%%

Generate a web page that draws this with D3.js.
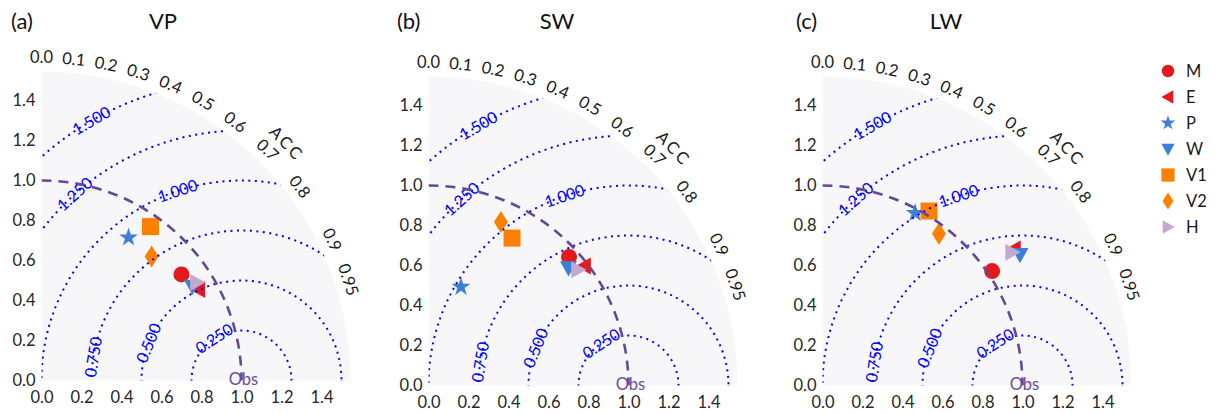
<!DOCTYPE html>
<html><head><meta charset="utf-8">
<script src="https://cdn.jsdelivr.net/npm/d3@7"></script>
<style>body{margin:0;background:#fff}svg{font-family:Lato,"Open Sans",sans-serif}</style>
</head><body><svg id="chart" width="1221" height="414"></svg>
<script>
// ---------------- data ----------------
const panelTags = ["(a)", "(b)", "(c)"];
const panelTitles = ["VP", "SW", "LW"];
const models = ["M", "E", "P", "W", "V1", "V2", "H"];
// standard deviation (normalised) and correlation (ACC) per model
const vpStd  = [0.878, 0.907, 0.837, 0.889, 0.943, 0.829, 0.919];
const vpCorr = [0.797, 0.865, 0.520, 0.849, 0.578, 0.664, 0.846];
const swStd  = [0.952, 0.981, 0.519, 0.914, 0.847, 0.894, 0.945];
const swCorr = [0.738, 0.793, 0.313, 0.766, 0.493, 0.405, 0.791];
const lwStd  = [1.023, 1.176, 0.979, 1.184, 1.022, 0.956, 1.159];
const lwCorr = [0.829, 0.814, 0.473, 0.834, 0.521, 0.609, 0.818];
const stdTicks = [0.0, 0.2, 0.4, 0.6, 0.8, 1.0, 1.2, 1.4];
const corrTicks = [0.0, 0.1, 0.2, 0.3, 0.4, 0.5, 0.6, 0.7, 0.8, 0.9, 0.95];
const corrTickLabels = ["0.0","0.1","0.2","0.3","0.4","0.5","0.6","0.7","0.8","0.9","0.95"];
const rmsLevels = [0.25, 0.5, 0.75, 1.0, 1.25, 1.5];
const rmsLabels = ["0.250", "0.500", "0.750", "1.000", "1.250", "1.500"];
const obsStd = 1.0;
const stdMax = 1.545;

// ---------------- layout / style ----------------
const origins = [[41.5, 380.5], [428.5, 385.5], [822.5, 385.5]];
const tagX = [11, 397, 796];
const titleX = [163, 557, 946];
const pxPerUnit = 200;
const rmsLabelAngle = [123, 158, 171, 108.6, 131.8, 120]; // degrees around (obs,0)
const colors = {M:"#e31a1c", E:"#e31a1c", P:"#3c7fd8", W:"#3c7fd8", V1:"#ff8000", V2:"#ff8000", H:"#c3a8d1"};
const shapes = {M:"circle", E:"left", P:"star", W:"down", V1:"square", V2:"diamond", H:"right"};
const bg = "#f7f7fa";
const fs = 16.5;

const datasets = [[vpStd, vpCorr], [swStd, swCorr], [lwStd, lwCorr]];
const svg = d3.select("#chart");

function shapePath(kind, s) {
  const p = d3.path();
  if (kind === "circle") { p.arc(0, 0, 8 * s, 0, 2 * Math.PI); return p.toString(); }
  if (kind === "star") return d3.symbol(d3.symbolStar, 110 * s * s)();
  if (kind === "square") { const h = 8.5 * s; p.rect(-h, -h, 2 * h, 2 * h); return p.toString(); }
  if (kind === "diamond") { p.moveTo(0, -11 * s); p.lineTo(7 * s, 0); p.lineTo(0, 11 * s); p.lineTo(-7 * s, 0); p.closePath(); return p.toString(); }
  const a = 8.5 * s;
  if (kind === "left") { p.moveTo(-a, 0); p.lineTo(a * 0.8, -a); p.lineTo(a * 0.8, a); p.closePath(); }
  if (kind === "right") { p.moveTo(a, 0); p.lineTo(-a * 0.8, -a); p.lineTo(-a * 0.8, a); p.closePath(); }
  if (kind === "down") { p.moveTo(0, a); p.lineTo(-a, -a * 0.8); p.lineTo(a, -a * 0.8); p.closePath(); }
  return p.toString();
}

datasets.forEach(([stds, corrs], pi) => {
  const [ox, oy] = origins[pi];
  const g = svg.append("g").attr("transform", `translate(${ox},${oy})`);
  const x = d3.scaleLinear().domain([0, stdMax]).range([0, stdMax * pxPerUnit]);
  const y = d3.scaleLinear().domain([0, stdMax]).range([0, -stdMax * pxPerUnit]);
  const R = x(stdMax);
  const quarter = d3.arc()({innerRadius: 0, outerRadius: R, startAngle: 0, endAngle: Math.PI / 2});

  g.append("path").attr("d", quarter).attr("fill", bg);
  const cid = "clip" + pi;
  svg.append("clipPath").attr("id", cid).attr("transform", `translate(${ox},${oy})`)
     .append("path").attr("d", quarter);
  const gc = svg.append("g").attr("clip-path", `url(#${cid})`)
     .append("g").attr("transform", `translate(${ox},${oy})`);

  // RMSD contours
  gc.selectAll("circle.rms").data(rmsLevels).join("circle")
    .attr("cx", x(obsStd)).attr("cy", y(0)).attr("r", d => x(d))
    .attr("fill", "none").attr("stroke", "#0000ff").attr("stroke-width", 2)
    .attr("stroke-dasharray", "2 4.5");

  // Obs std arc
  const op = d3.path();
  op.moveTo(0, y(obsStd));
  op.arc(0, 0, x(obsStd), -Math.PI / 2, 0);
  gc.append("path").attr("d", op.toString()).attr("fill", "none")
    .attr("stroke", "#654796").attr("stroke-width", 2.6).attr("stroke-dasharray", "10 7");

  // RMSD labels
  rmsLevels.forEach((r, i) => {
    const phi = rmsLabelAngle[i] * Math.PI / 180;
    const px = x(obsStd + r * Math.cos(phi)), py = y(r * Math.sin(phi));
    g.append("text").attr("transform", `translate(${px},${py}) rotate(${-(rmsLabelAngle[i] - 90)})`)
      .attr("text-anchor", "middle").attr("dy", "0.35em")
      .attr("font-size", 16).attr("fill", "#0000ff")
      .attr("stroke", bg).attr("stroke-width", 4).attr("paint-order", "stroke")
      .text(rmsLabels[i]);
  });

  // Obs label
  g.append("text").attr("x", x(obsStd) + 2).attr("y", 4).attr("text-anchor", "middle")
    .attr("font-size", 16.5).attr("fill", "#6a4c9c").text("Obs");

  // std axes
  const xa = g.append("g").call(d3.axisBottom(x).tickValues(stdTicks).tickSize(0).tickPadding(11).tickFormat(d3.format(".1f")));
  const ya = g.append("g").call(d3.axisLeft(y).tickValues(stdTicks).tickSize(0).tickPadding(6).tickFormat(d3.format(".1f")));
  [xa, ya].forEach(a => {
    a.select(".domain").remove();
    a.selectAll("text").attr("font-size", fs).attr("fill", "#262626").attr("font-family", "Lato, sans-serif");
  });

  // correlation tick labels
  const rl = x(1.615);
  corrTicks.forEach((c, i) => {
    const th = Math.acos(c);
    const deg = th * 180 / Math.PI;
    g.append("text")
      .attr("transform", `translate(${rl * Math.cos(th)},${-rl * Math.sin(th)}) rotate(${90 - deg})`)
      .attr("text-anchor", "middle").attr("dy", "0.35em")
      .attr("font-size", fs).attr("fill", "#1a1a1a").text(corrTickLabels[i]);
  });
  const ath = 44 * Math.PI / 180, ar = x(1.705);
  g.append("text").attr("transform", `translate(${ar * Math.cos(ath)},${-ar * Math.sin(ath)}) rotate(46)`)
    .attr("text-anchor", "middle").attr("dy", "0.35em").attr("letter-spacing", 3)
    .attr("font-size", fs).attr("fill", "#1a1a1a").text("ACC");

  // model markers
  models.forEach((m, i) => {
    const s = stds[i], c = corrs[i];
    g.append("path").attr("d", shapePath(shapes[m], 1))
      .attr("transform", `translate(${x(s * c)},${y(s * Math.sqrt(1 - c * c))})`)
      .attr("fill", colors[m]);
  });

  // titles
  svg.append("text").attr("x", tagX[pi]).attr("y", 29).attr("font-size", 22).attr("fill", "#111").text(panelTags[pi]);
  svg.append("text").attr("x", titleX[pi]).attr("y", 29).attr("text-anchor", "middle").attr("font-size", 22).attr("fill", "#111").text(panelTitles[pi]);
});

// legend
const lg = svg.append("g").attr("transform", "translate(1168,71)");
models.forEach((m, i) => {
  const row = lg.append("g").attr("transform", `translate(0,${i * 26})`);
  row.append("path").attr("d", shapePath(shapes[m], 0.78)).attr("fill", colors[m]);
  row.append("text").attr("x", 18).attr("dy", "0.35em").attr("font-size", fs).attr("fill", "#1a1a1a").text(m);
});
</script></body></html>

%%

Instructions to follow = Make an exact copy of the lines from the top of the material through the line with "const stdMax = 1.545;", pictures excluded.

Full output =
Generate a web page that draws this with D3.js.
<!DOCTYPE html>
<html><head><meta charset="utf-8">
<script src="https://cdn.jsdelivr.net/npm/d3@7"></script>
<style>body{margin:0;background:#fff}svg{font-family:Lato,"Open Sans",sans-serif}</style>
</head><body><svg id="chart" width="1221" height="414"></svg>
<script>
// ---------------- data ----------------
const panelTags = ["(a)", "(b)", "(c)"];
const panelTitles = ["VP", "SW", "LW"];
const models = ["M", "E", "P", "W", "V1", "V2", "H"];
// standard deviation (normalised) and correlation (ACC) per model
const vpStd  = [0.878, 0.907, 0.837, 0.889, 0.943, 0.829, 0.919];
const vpCorr = [0.797, 0.865, 0.520, 0.849, 0.578, 0.664, 0.846];
const swStd  = [0.952, 0.981, 0.519, 0.914, 0.847, 0.894, 0.945];
const swCorr = [0.738, 0.793, 0.313, 0.766, 0.493, 0.405, 0.791];
const lwStd  = [1.023, 1.176, 0.979, 1.184, 1.022, 0.956, 1.159];
const lwCorr = [0.829, 0.814, 0.473, 0.834, 0.521, 0.609, 0.818];
const stdTicks = [0.0, 0.2, 0.4, 0.6, 0.8, 1.0, 1.2, 1.4];
const corrTicks = [0.0, 0.1, 0.2, 0.3, 0.4, 0.5, 0.6, 0.7, 0.8, 0.9, 0.95];
const corrTickLabels = ["0.0","0.1","0.2","0.3","0.4","0.5","0.6","0.7","0.8","0.9","0.95"];
const rmsLevels = [0.25, 0.5, 0.75, 1.0, 1.25, 1.5];
const rmsLabels = ["0.250", "0.500", "0.750", "1.000", "1.250", "1.500"];
const obsStd = 1.0;
const stdMax = 1.545;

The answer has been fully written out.